(Job): Reproduce the material word for word; the images stay out.

►

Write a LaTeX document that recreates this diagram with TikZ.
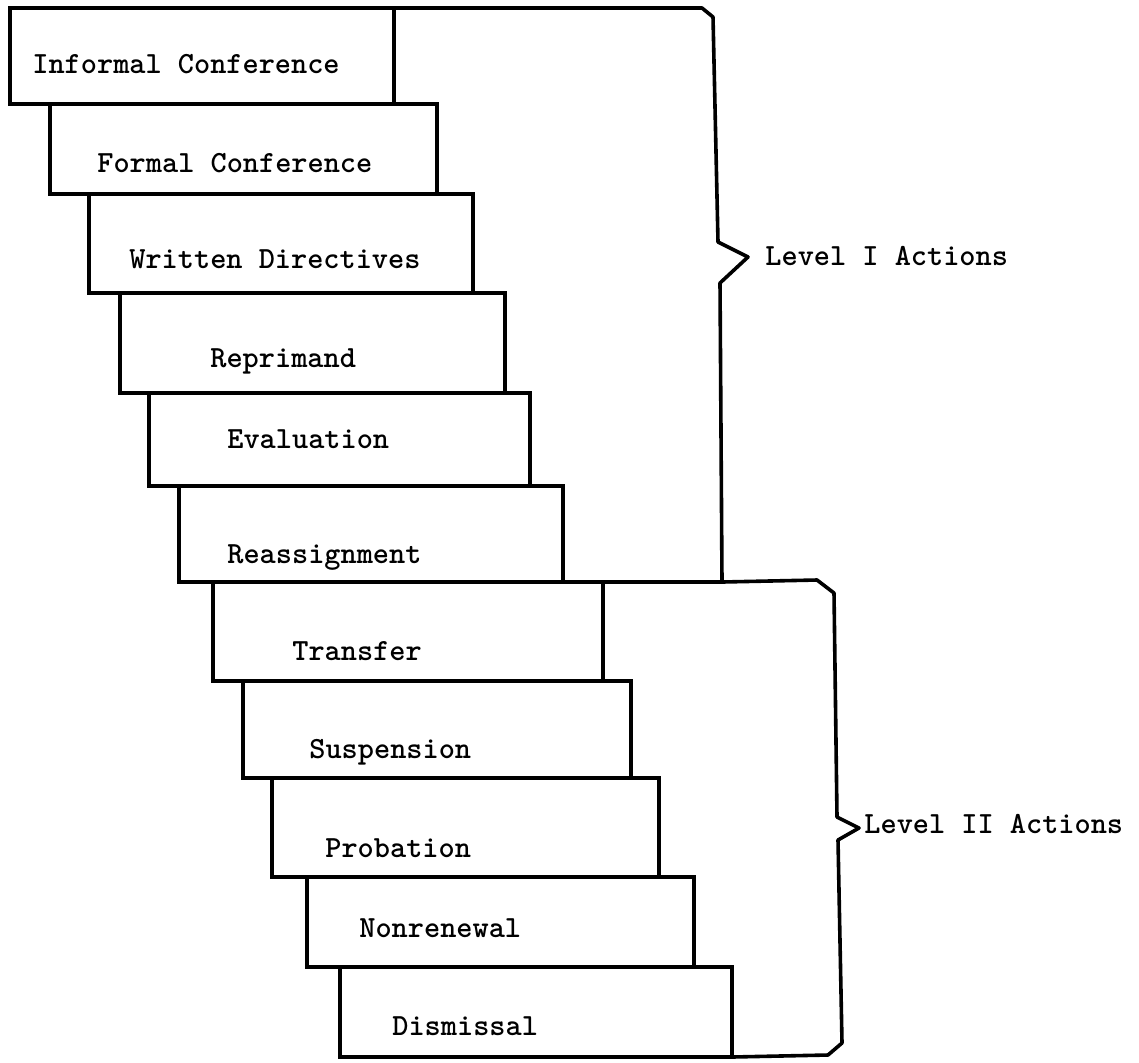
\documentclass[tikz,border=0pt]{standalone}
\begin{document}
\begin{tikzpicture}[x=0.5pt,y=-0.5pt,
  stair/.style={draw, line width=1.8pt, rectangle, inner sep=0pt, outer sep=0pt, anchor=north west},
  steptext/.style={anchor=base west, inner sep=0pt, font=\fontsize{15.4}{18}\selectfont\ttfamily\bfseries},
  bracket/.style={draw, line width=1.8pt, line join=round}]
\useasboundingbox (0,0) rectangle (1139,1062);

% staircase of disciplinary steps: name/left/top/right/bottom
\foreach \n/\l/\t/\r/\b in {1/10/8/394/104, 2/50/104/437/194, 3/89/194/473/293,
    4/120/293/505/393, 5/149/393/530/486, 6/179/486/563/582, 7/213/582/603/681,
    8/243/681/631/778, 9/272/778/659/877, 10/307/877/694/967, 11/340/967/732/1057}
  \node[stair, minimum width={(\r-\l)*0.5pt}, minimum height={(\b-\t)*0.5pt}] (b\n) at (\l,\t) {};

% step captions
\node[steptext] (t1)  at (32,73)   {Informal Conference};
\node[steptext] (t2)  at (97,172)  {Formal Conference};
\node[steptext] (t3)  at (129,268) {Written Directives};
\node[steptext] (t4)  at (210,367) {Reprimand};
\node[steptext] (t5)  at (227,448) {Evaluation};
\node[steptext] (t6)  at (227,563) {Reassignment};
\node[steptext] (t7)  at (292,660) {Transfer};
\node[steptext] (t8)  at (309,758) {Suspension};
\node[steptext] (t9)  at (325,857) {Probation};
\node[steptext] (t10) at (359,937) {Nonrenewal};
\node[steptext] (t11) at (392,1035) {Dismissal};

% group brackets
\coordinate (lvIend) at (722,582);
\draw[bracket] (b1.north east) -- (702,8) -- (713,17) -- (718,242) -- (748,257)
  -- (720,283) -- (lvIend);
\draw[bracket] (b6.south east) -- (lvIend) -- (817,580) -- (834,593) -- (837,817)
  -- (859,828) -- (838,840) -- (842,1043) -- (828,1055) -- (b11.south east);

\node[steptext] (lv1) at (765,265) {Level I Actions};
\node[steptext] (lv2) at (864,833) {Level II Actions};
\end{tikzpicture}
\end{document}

◄

(Answer to the problem):
Write a LaTeX document that recreates this diagram with TikZ.
\documentclass[tikz,border=0pt]{standalone}
\begin{document}
\begin{tikzpicture}[x=0.5pt,y=-0.5pt,
  stair/.style={draw, line width=1.8pt, rectangle, inner sep=0pt, outer sep=0pt, anchor=north west},
  steptext/.style={anchor=base west, inner sep=0pt, font=\fontsize{15.4}{18}\selectfont\ttfamily\bfseries},
  bracket/.style={draw, line width=1.8pt, line join=round}]
\useasboundingbox (0,0) rectangle (1139,1062);

% staircase of disciplinary steps: name/left/top/right/bottom
\foreach \n/\l/\t/\r/\b in {1/10/8/394/104, 2/50/104/437/194, 3/89/194/473/293,
    4/120/293/505/393, 5/149/393/530/486, 6/179/486/563/582, 7/213/582/603/681,
    8/243/681/631/778, 9/272/778/659/877, 10/307/877/694/967, 11/340/967/732/1057}
  \node[stair, minimum width={(\r-\l)*0.5pt}, minimum height={(\b-\t)*0.5pt}] (b\n) at (\l,\t) {};

% step captions
\node[steptext] (t1)  at (32,73)   {Informal Conference};
\node[steptext] (t2)  at (97,172)  {Formal Conference};
\node[steptext] (t3)  at (129,268) {Written Directives};
\node[steptext] (t4)  at (210,367) {Reprimand};
\node[steptext] (t5)  at (227,448) {Evaluation};
\node[steptext] (t6)  at (227,563) {Reassignment};
\node[steptext] (t7)  at (292,660) {Transfer};
\node[steptext] (t8)  at (309,758) {Suspension};
\node[steptext] (t9)  at (325,857) {Probation};
\node[steptext] (t10) at (359,937) {Nonrenewal};
\node[steptext] (t11) at (392,1035) {Dismissal};

% group brackets
\coordinate (lvIend) at (722,582);
\draw[bracket] (b1.north east) -- (702,8) -- (713,17) -- (718,242) -- (748,257)
  -- (720,283) -- (lvIend);
\draw[bracket] (b6.south east) -- (lvIend) -- (817,580) -- (834,593) -- (837,817)
  -- (859,828) -- (838,840) -- (842,1043) -- (828,1055) -- (b11.south east);

\node[steptext] (lv1) at (765,265) {Level I Actions};
\node[steptext] (lv2) at (864,833) {Level II Actions};
\end{tikzpicture}
\end{document}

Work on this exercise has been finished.